I'm sure there's a true canonical version, so we can assume this is not that. This is a variation of Helen Corbitt's Beef Stroganoff, and if you can find The Helen Corbitt Cookbook (I think that's the title), I recommend it highly for being bar none the best cupboard cookbook in history for recipes that for the most part you will have all the ingredients on hand and with easy instructions. The woman worked the Neiman Marcus Zodiac room and still wrote how to eat like a normal person. Two thirds of my base recipe list come from her and I have this book in hardback that I got from my grandmother because if the end of the world comes and I have no internet, I still want to eat well.

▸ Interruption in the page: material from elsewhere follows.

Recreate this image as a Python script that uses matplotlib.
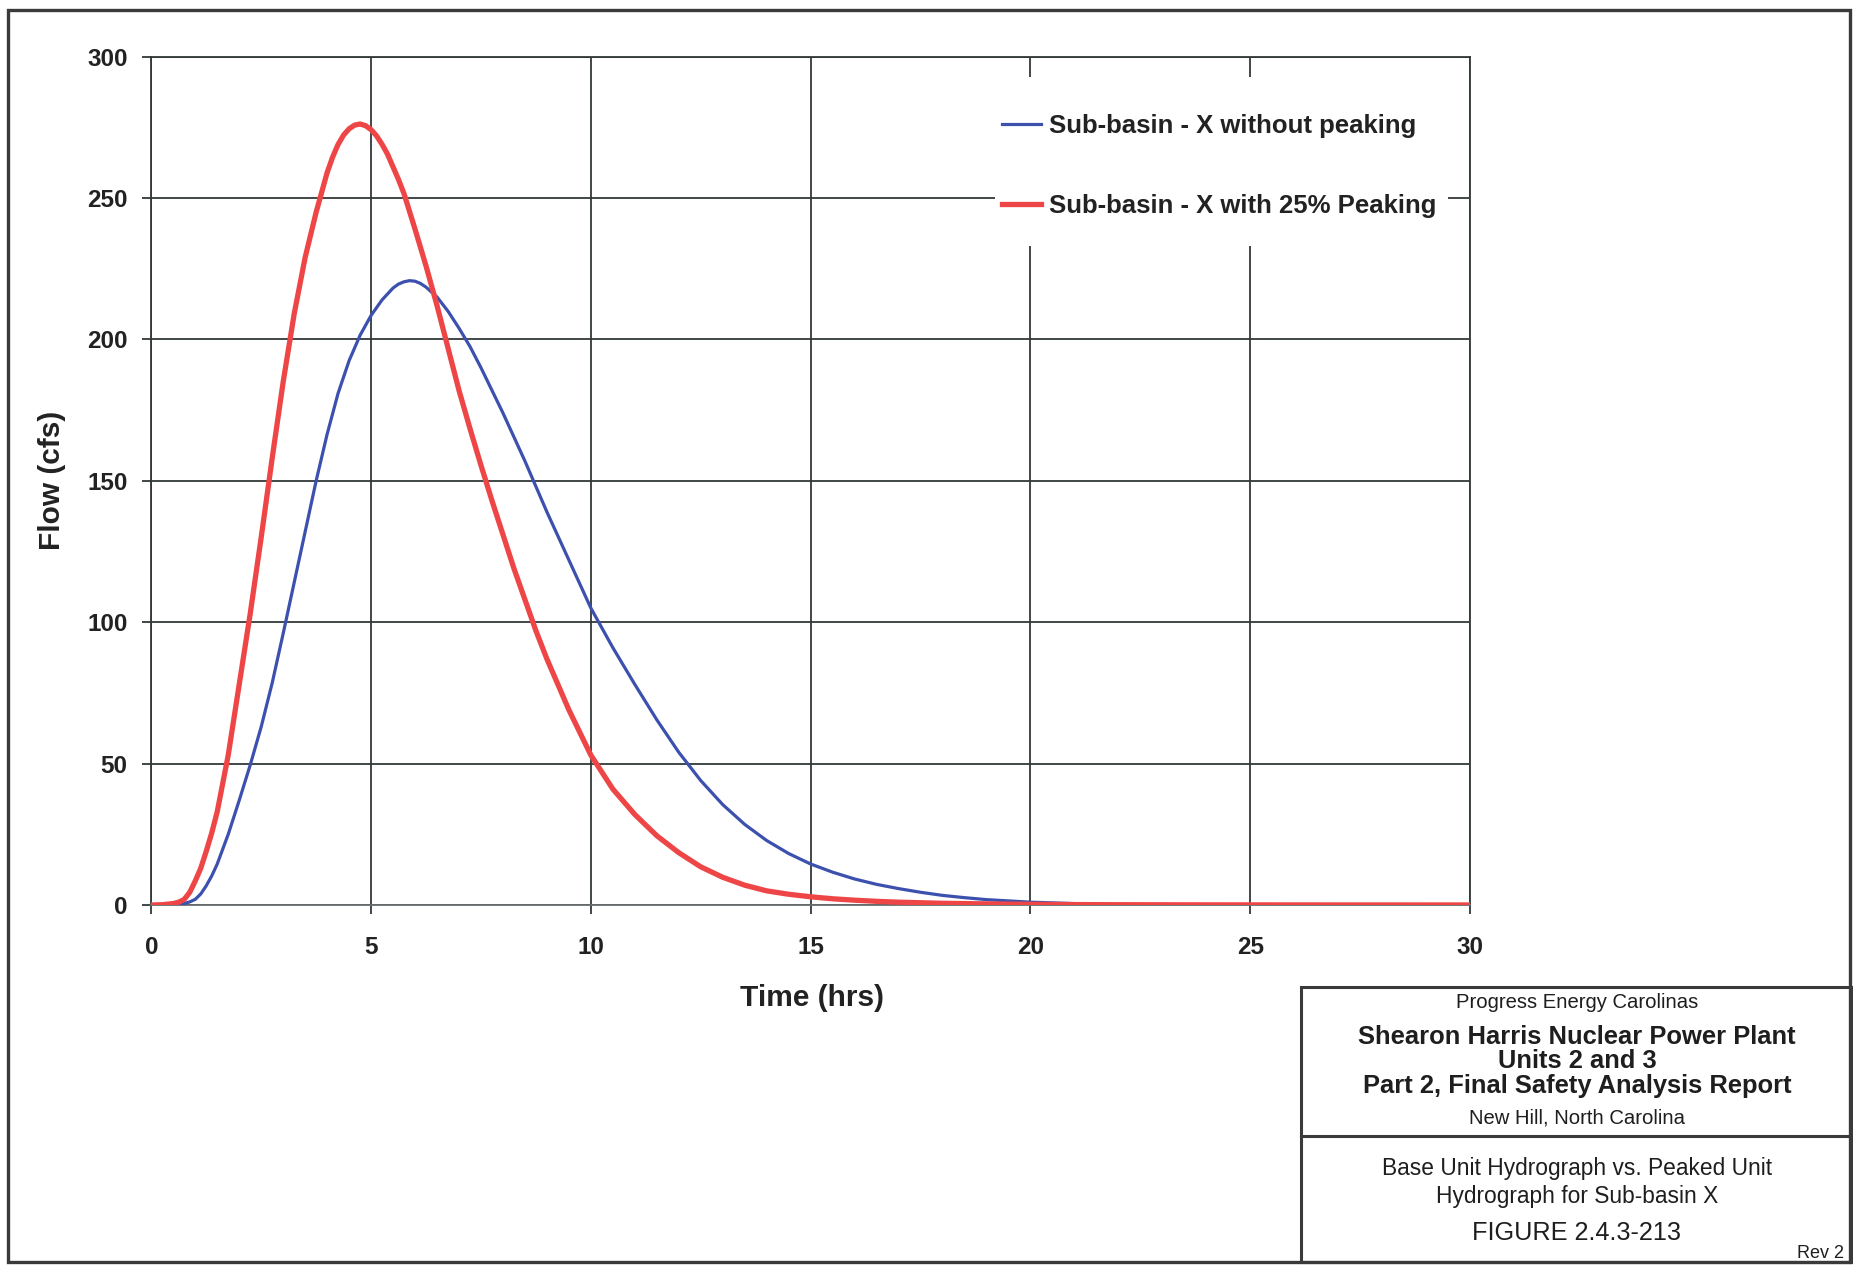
import matplotlib
matplotlib.use("Agg")
import matplotlib.pyplot as plt
from matplotlib.patches import Rectangle
from matplotlib.lines import Line2D

plt.rcParams['font.family'] = ['Liberation Sans', 'DejaVu Sans']

# Unit hydrograph ordinates (hours, cfs)
time_base = [0, 0.25, 0.5, 0.625, 0.75, 0.875, 1.0, 1.125, 1.25, 1.375, 1.5,
             1.75, 2.0, 2.25, 2.5, 2.75, 3.0, 3.25, 3.5, 3.75, 4.0, 4.25, 4.5,
             4.75, 5.0, 5.25, 5.5, 5.625, 5.75, 5.875, 6.0, 6.125, 6.25, 6.5,
             6.75, 7.0, 7.25, 7.5, 7.75, 8.0, 8.25, 8.5, 8.75, 9.0, 9.5, 10.0,
             10.5, 11.0, 11.5, 12.0, 12.5, 13.0, 13.5, 14.0, 14.5, 15.0, 15.5,
             16.0, 16.5, 17.0, 17.5, 18.0, 18.5, 19.0, 20.0, 21.0, 21.5]
flow_base = [0, 0, 0, 0.2, 0.5, 1.1, 2, 3.9, 6.8, 10.3, 14.5,
             25, 37, 49.5, 63, 78.5, 96, 114, 132, 150, 166.5, 181, 192.5,
             201.5, 208.5, 214, 218.2, 219.6, 220.4, 220.8, 220.6, 219.8, 218.5, 215,
             210, 204, 197.5, 190, 182, 174, 165.5, 157, 148, 139, 122, 105,
             91, 78, 65.5, 54, 44, 35.5, 28.5, 22.8, 18.2, 14.5, 11.6,
             9.2, 7.3, 5.8, 4.5, 3.4, 2.6, 1.9, 1.0, 0.5, 0.35]

time_peak = [0, 0.25, 0.5, 0.625, 0.75, 0.875, 1.0, 1.125, 1.25, 1.375, 1.5,
             1.75, 2.0, 2.25, 2.5, 2.75, 3.0, 3.25, 3.5, 3.75, 4.0, 4.125, 4.25,
             4.375, 4.5, 4.625, 4.75, 4.875, 5.0, 5.125, 5.25, 5.375, 5.5, 5.625,
             5.75, 6.0, 6.25, 6.5, 6.75, 7.0, 7.25, 7.5, 7.75, 8.0, 8.25, 8.5,
             8.75, 9.0, 9.5, 10.0, 10.5, 11.0, 11.5, 12.0, 12.5, 13.0, 13.5,
             14.0, 14.5, 15.0, 15.5, 16.0, 16.5, 17.0, 17.5, 18.0, 19.0, 20.0,
             21.0, 22.0, 24.0, 26.0, 28.0, 30.0]
flow_peak = [0, 0.1, 0.5, 1.0, 2, 4.5, 8.5, 13, 19, 25.5, 33,
             53, 78, 103, 130, 158, 185, 209, 229, 245, 259, 264.5, 269,
             272.3, 274.5, 275.8, 276.2, 275.6, 274.2, 272, 269, 265.5, 261, 256.5,
             251.5, 239, 226, 212, 197, 182, 168.5, 155.5, 143, 131, 119, 108,
             97, 87, 69, 53, 41, 32, 24.5, 18.5, 13.5, 9.8, 7,
             5, 3.8, 2.9, 2.2, 1.7, 1.3, 1.0, 0.8, 0.6, 0.4, 0.25,
             0.15, 0.1, 0.05, 0.03, 0.02, 0.01]

series_labels = ["Sub-basin - X without peaking", "Sub-basin - X with 25% Peaking"]
x_ticks = [0, 5, 10, 15, 20, 25, 30]
y_ticks = [0, 50, 100, 150, 200, 250, 300]
x_label = "Time (hrs)"
y_label = "Flow (cfs)"

title_lines = [
    ("Progress Energy Carolinas", 1002.5, 14.6, "normal"),
    ("Shearon Harris Nuclear Power Plant", 1036.5, 18.4, "bold"),
    ("Units 2 and 3", 1060.5, 18.4, "bold"),
    ("Part 2, Final Safety Analysis Report", 1085.5, 18.4, "bold"),
    ("New Hill, North Carolina", 1118, 14.6, "normal"),
    ("Base Unit Hydrograph vs. Peaked Unit", 1168, 16.4, "normal"),
    ("Hydrograph for Sub-basin X", 1196, 16.4, "normal"),
    ("FIGURE 2.4.3-213", 1233, 18.2, "normal"),
]
revision = "Rev 2"

BLUE = "#3C50AE"
RED = "#EE4646"
GRID = "#333838"
TEXT = "#222222"

W, H = 1853, 1267
fig = plt.figure(figsize=(W / 100, H / 100), dpi=100)


def fx(x):
    return x / W


def fy(y):
    return 1 - y / H


ax_left, ax_right, ax_top, ax_bottom = 151.3, 1470.0, 56.7, 905.0
ax = fig.add_axes([fx(ax_left), fy(ax_bottom),
                   (ax_right - ax_left) / W, (ax_bottom - ax_top) / H])

ax.set_xlim(0, 30)
ax.set_ylim(0, 300)
ax.set_xticks(x_ticks)
ax.set_yticks(y_ticks)
ax.set_axisbelow(True)
ax.grid(True, color=GRID, linewidth=1.3)
for s in ax.spines.values():
    s.set_color(GRID)
    s.set_linewidth(1.3)
ax.spines['bottom'].set_color('#6a6e70')
ax.tick_params(axis='both', direction='out', length=6.5, width=1.3, color=GRID,
               labelsize=17.5, labelcolor=TEXT)
ax.tick_params(axis='y', pad=10.5)
ax.tick_params(axis='x', pad=16)
for lab in ax.get_xticklabels() + ax.get_yticklabels():
    lab.set_fontweight('bold')

ax.plot(time_base, flow_base, color=BLUE, linewidth=2.3, label=series_labels[0],
        zorder=3, solid_joinstyle='round')
ax.plot(time_peak, flow_peak, color=RED, linewidth=3.8, label=series_labels[1],
        zorder=4, solid_joinstyle='round')

# White panel behind the legend, masking the grid
ax.add_patch(Rectangle((0.640, 0.777), 0.343, 0.199, transform=ax.transAxes,
                       facecolor='white', edgecolor='none', zorder=1))
leg = ax.legend(loc='upper left', bbox_to_anchor=(0.645, 0.933), frameon=False,
                borderpad=0, borderaxespad=0, labelspacing=2.2, handlelength=1.52,
                handletextpad=0.32, prop={'size': 18.5, 'weight': 'bold'})
for t in leg.get_texts():
    t.set_color(TEXT)

ax.set_xlabel(x_label, fontsize=21.5, fontweight='bold', color=TEXT)
ax.set_ylabel(y_label, fontsize=21.5, fontweight='bold', color=TEXT)
ax.xaxis.label.set_va('center')
ax.yaxis.label.set_va('center')
ax.xaxis.set_label_coords(0.501, -0.110)
ax.yaxis.set_label_coords(-0.075, 0.5)

# Sheet border and title block
fig.add_artist(Rectangle((fx(8), fy(1262)), fx(1850) - fx(8), fy(10) - fy(1262),
                         transform=fig.transFigure, facecolor='none',
                         edgecolor='#3a3a3a', linewidth=2.4))
fig.add_artist(Rectangle((fx(1301), fy(1262)), fx(1853) - fx(1301), fy(987) - fy(1262),
                         transform=fig.transFigure, facecolor='none',
                         edgecolor='#3a3a3a', linewidth=2.2))
fig.add_artist(Line2D([fx(1301), fx(1853)], [fy(1136), fy(1136)],
                      transform=fig.transFigure, color='#3a3a3a', linewidth=2.2))

cx = fx(1577)
for text, y, size, weight in title_lines:
    fig.text(cx, fy(y), text, ha='center', va='center', fontsize=size,
             fontweight=weight, color='#1e1e1e')
fig.text(fx(1844), fy(1253), revision, ha='right', va='center', fontsize=13,
         color='#1e1e1e')

fig.savefig('out.png', dpi=100)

This variation simplifies the creation of the sour cream sauce.

Beef Stroganoff

3 lbs round steak
2 tablespoons olive oil
2 tablespoons butter
1 cup white onion, sliced
2 cans mushrooms
1 tablespoon salt
1 cup beef stock
1 pkg egg noodles

For Sour Cream Sauce
4 tablespoons butter
4 tablespoons flour
1 cup milk or 1 cup broth
2 cups sour cream

Make pasta according to directions on package.
Cut meat into 1 inch long and 1/4 inch wide strips.
Saute onions and mushrooms until soft.
Add meat and continue to cook for 10 minutes or until lightly brown.
Add beef stock and cook for 30 minutes.
Add Sour Cream sauce until mixed and thickened.

For Sour Cream Sauce
Melt butter in sauce pan.
Add flour and salt and stir until thickened.
Slowly add milk or broth and stir until thick and smooth.
Add sour cream and stir until mixed and heated through

This is the major problem I came up against when making this and apparently other people did too; the goddamn sour cream added directly won't always thicken. So: apply cream sauce. You can use any oil/flour in equal measure combination including part of the beef drippings from the meat and some of the broth for the liquid. You can also use cornstarch, but in this case, I use cream sauce because the recipe requires lots of sauce so why not.

People fear cream sauce aka "gravy"; don't. Like cornstarch as thickener, cream sauce is universal; you can make and use it for any base where you need a sauce. Technically speaking, you can use plain flour only for thickening--and I have--but I say this as a Texas Southerner; if you're having problems thickening but for reasons don't have or don't like cornstarch, cream sauce will do the same damn thing.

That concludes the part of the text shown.